Skip the pictures, please, and write out exactly the lines from the opening of the data through the line containing "(fork) at (1680,524);".

════════════════════

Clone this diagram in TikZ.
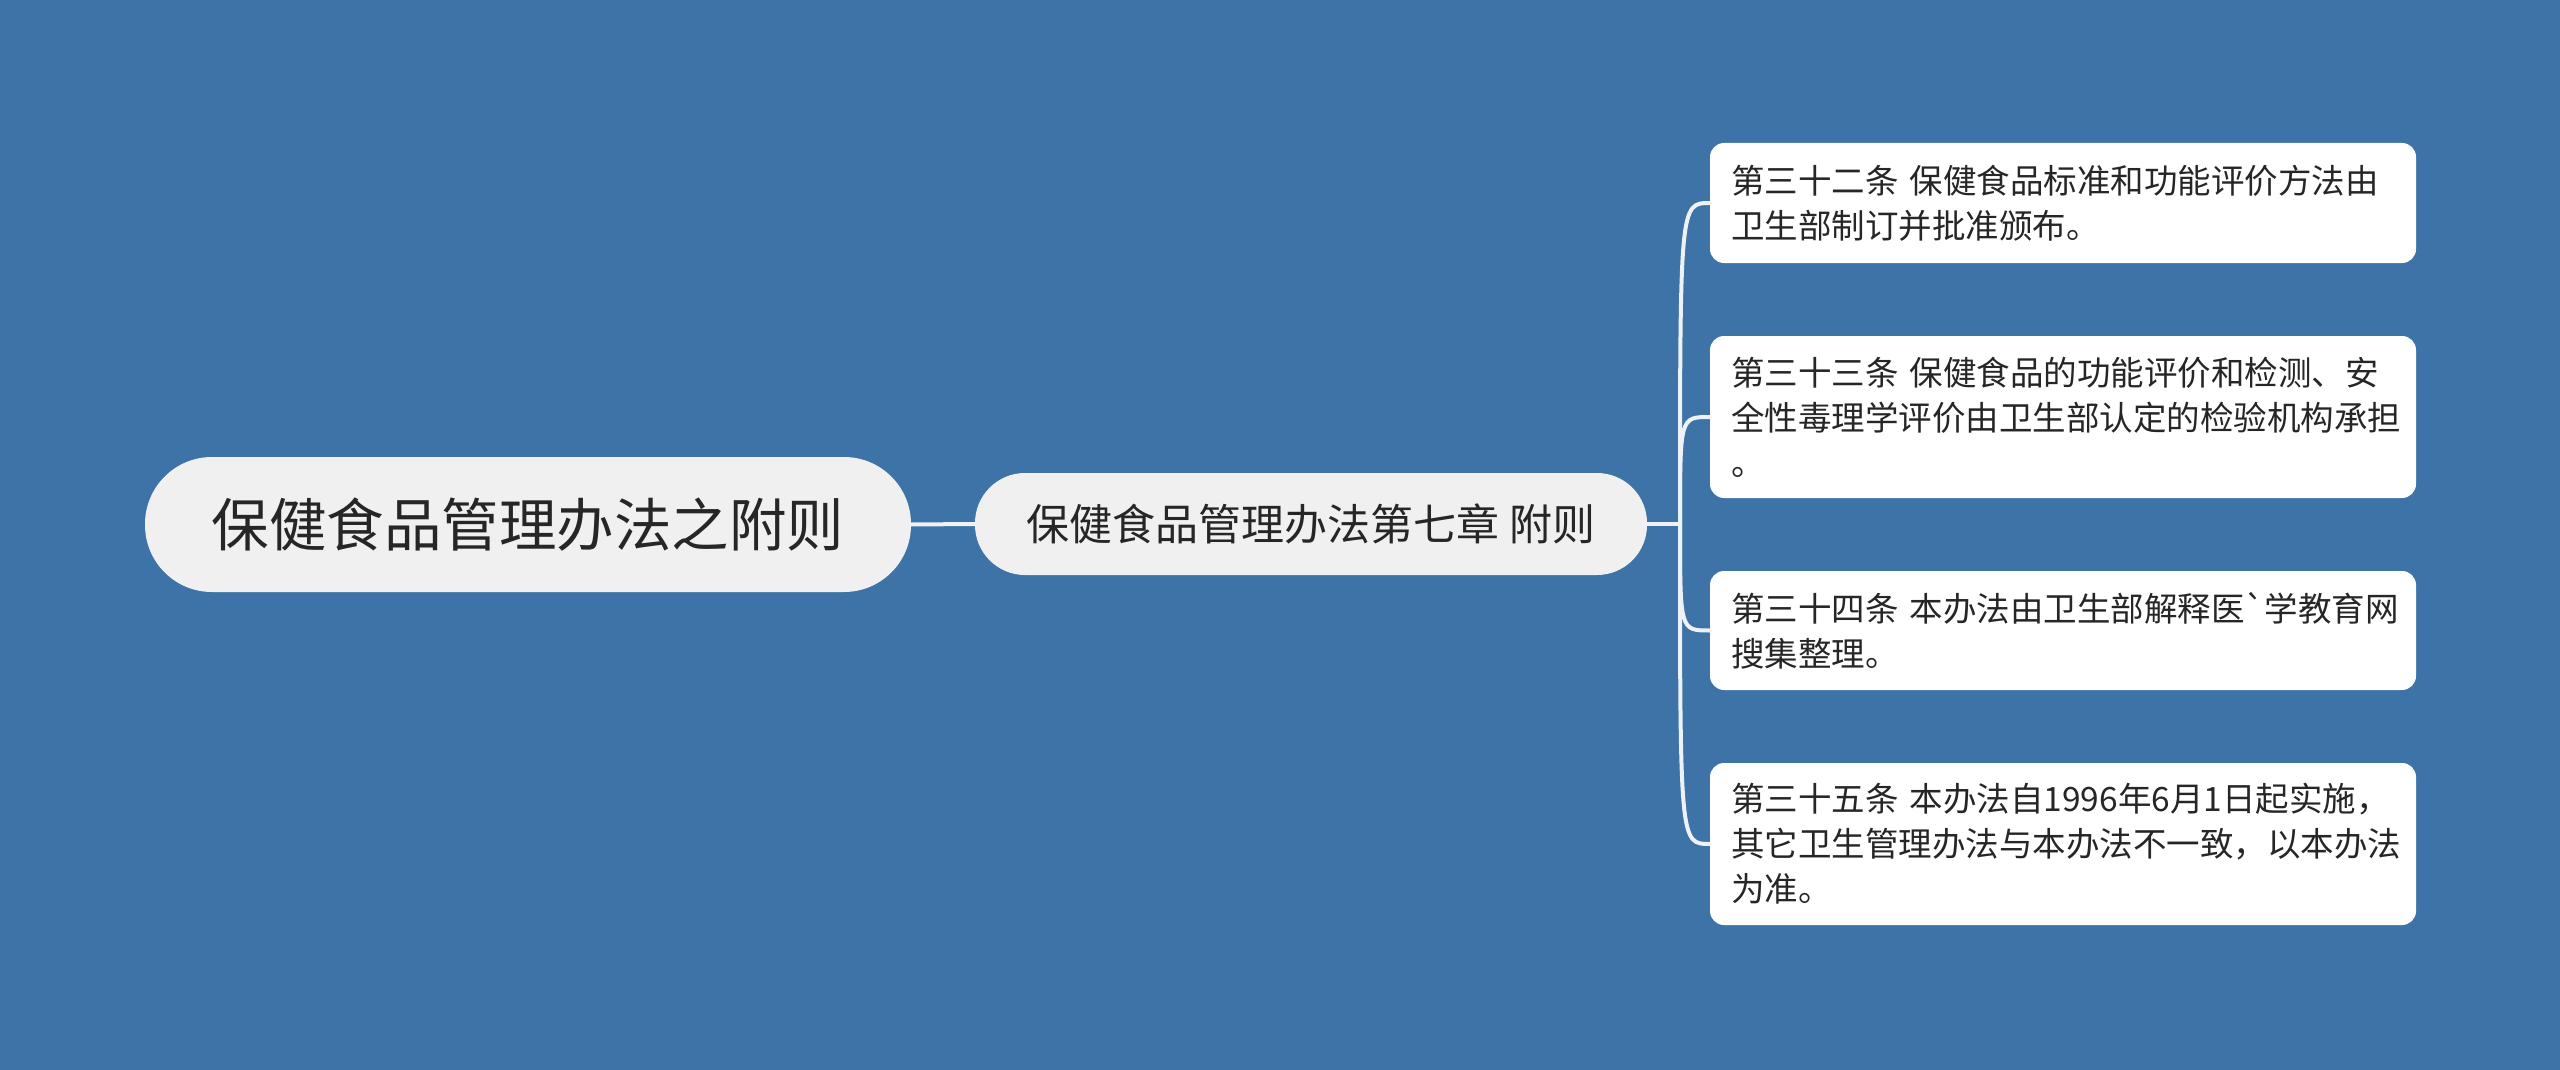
\documentclass[tikz,border=0pt]{standalone}
\usepackage{fontspec}
\newfontfamily\cjk{Noto Sans CJK SC}
\definecolor{bg}{RGB}{61,115,166}
\definecolor{nodegray}{RGB}{240,240,240}
\definecolor{txt}{RGB}{38,38,38}
\definecolor{linec}{RGB}{238,241,245}
\begin{document}
\begin{tikzpicture}[x=1pt,y=-1pt,
  rootbox/.style={fill=nodegray, rounded corners=67pt, minimum width=766pt, minimum height=135pt,
    font=\cjk\fontsize{57.5}{66}\selectfont, text=txt, inner sep=0pt},
  subbox/.style={fill=nodegray, rounded corners=50pt, minimum width=672pt, minimum height=102pt,
    font=\cjk\fontsize{43}{50}\selectfont, text=txt, inner sep=0pt},
  leafbox/.style={fill=white, rounded corners=14pt, minimum width=706pt, text width=664pt,
    inner xsep=21pt, inner ysep=0pt, align=left,
    font=\cjk\fontsize{33.5}{45}\selectfont, text=txt},
  conn/.style={draw=linec, line width=4pt, line cap=round}
]
\useasboundingbox (0,0) rectangle (2560,1070);
\fill[bg] (0,0) rectangle (2560,1070);

\node[rootbox] (root) at (528,524.5) {保健食品管理办法之附则};
\node[subbox] (sub) at (1311,524) {保健食品管理办法第七章 附则};

\node[leafbox, minimum height=120pt] (b1) at (2063,203)
  {第三十二条 保健食品标准和功能评价方法由\\卫生部制订并批准颁布。};
\node[leafbox, minimum height=162pt] (b2) at (2063,417)
  {第三十三条 保健食品的功能评价和检测、安\\全性毒理学评价由卫生部认定的检验机构承担\\。};
\node[leafbox, minimum height=119pt] (b3) at (2063,630.5)
  {第三十四条 本办法由卫生部解释医`学教育网\\搜集整理。};
\node[leafbox, minimum height=162pt] (b4) at (2063,844)
  {第三十五条 本办法自1996年6月1日起实施，\\其它卫生管理办法与本办法不一致，以本办法\\为准。};

\coordinate (fork) at (1680,524);

\draw[conn] (root.east) -- (sub.west);
\draw[conn] (sub.east) -- (fork);
\draw[conn] (fork) .. controls (fork |- b1.west) .. (b1.west);
\draw[conn] (fork) .. controls (fork |- b2.west) .. (b2.west);
\draw[conn] (fork) .. controls (fork |- b3.west) .. (b3.west);
\draw[conn] (fork) .. controls (fork |- b4.west) .. (b4.west);
\end{tikzpicture}
\end{document}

════════════════════

- Output of the exercise:
Clone this diagram in TikZ.
\documentclass[tikz,border=0pt]{standalone}
\usepackage{fontspec}
\newfontfamily\cjk{Noto Sans CJK SC}
\definecolor{bg}{RGB}{61,115,166}
\definecolor{nodegray}{RGB}{240,240,240}
\definecolor{txt}{RGB}{38,38,38}
\definecolor{linec}{RGB}{238,241,245}
\begin{document}
\begin{tikzpicture}[x=1pt,y=-1pt,
  rootbox/.style={fill=nodegray, rounded corners=67pt, minimum width=766pt, minimum height=135pt,
    font=\cjk\fontsize{57.5}{66}\selectfont, text=txt, inner sep=0pt},
  subbox/.style={fill=nodegray, rounded corners=50pt, minimum width=672pt, minimum height=102pt,
    font=\cjk\fontsize{43}{50}\selectfont, text=txt, inner sep=0pt},
  leafbox/.style={fill=white, rounded corners=14pt, minimum width=706pt, text width=664pt,
    inner xsep=21pt, inner ysep=0pt, align=left,
    font=\cjk\fontsize{33.5}{45}\selectfont, text=txt},
  conn/.style={draw=linec, line width=4pt, line cap=round}
]
\useasboundingbox (0,0) rectangle (2560,1070);
\fill[bg] (0,0) rectangle (2560,1070);

\node[rootbox] (root) at (528,524.5) {保健食品管理办法之附则};
\node[subbox] (sub) at (1311,524) {保健食品管理办法第七章 附则};

\node[leafbox, minimum height=120pt] (b1) at (2063,203)
  {第三十二条 保健食品标准和功能评价方法由\\卫生部制订并批准颁布。};
\node[leafbox, minimum height=162pt] (b2) at (2063,417)
  {第三十三条 保健食品的功能评价和检测、安\\全性毒理学评价由卫生部认定的检验机构承担\\。};
\node[leafbox, minimum height=119pt] (b3) at (2063,630.5)
  {第三十四条 本办法由卫生部解释医`学教育网\\搜集整理。};
\node[leafbox, minimum height=162pt] (b4) at (2063,844)
  {第三十五条 本办法自1996年6月1日起实施，\\其它卫生管理办法与本办法不一致，以本办法\\为准。};

\coordinate (fork) at (1680,524);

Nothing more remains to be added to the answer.